On ne saurait invoquer l'Esprit Saint pour expliquer son étonnante survie, ni la protection d'aucun État, comme c'est le cas pour l'Université. Il faut donc penser que l'esprit de la psychanalyse a quelque chose à y voir.

Je ne recule pas à le dire, et à saluer la grandeur de cette tradition dont pourtant les miens ont eu à souffrir. Au moment de fonder l'AMP, je l'ai dit, j'ai songé à l'IPA, je l'ai parodiée.

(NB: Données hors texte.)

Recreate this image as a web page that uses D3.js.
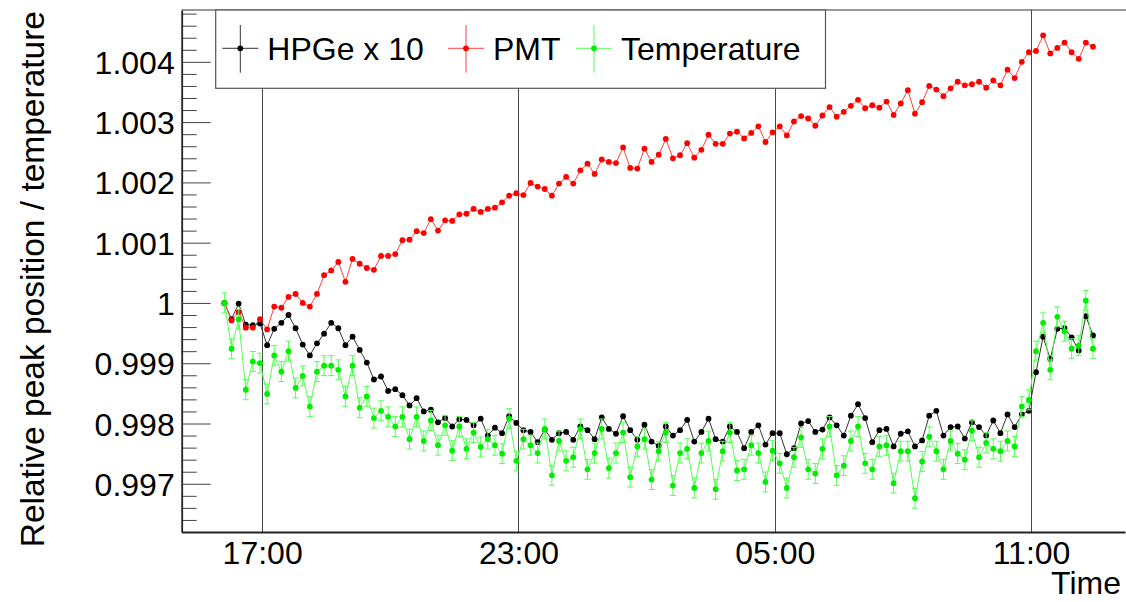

Fût-ce l'hommage du vice à la vertu ? Ou l'hommage plus rare de la vertu au vice ? Ce fut ainsi. L'IPA a la durée pour elle. Elle a l'histoire pour elle. Peut-être par là même a-t-elle aussi bien l'histoire contre elle. C'est au moins ce que pourrait faire penser un autre passage du même texte de Paul Valéry :

"L'Histoire est le produit le plus dangereux que la chimie de l'intellect ait élaboré. Ses propriétés sont bien connues. Il fait rêver, il enivre les membres des associations, leur engendre de faux souvenirs, exagère leurs réflexes, entretient leurs vieilles plaies, les tourmente dans leur repos, les conduit au délire des grandeurs ou à celui de la persécution, et rend les institutions amères, superbes, insupportables et vaines."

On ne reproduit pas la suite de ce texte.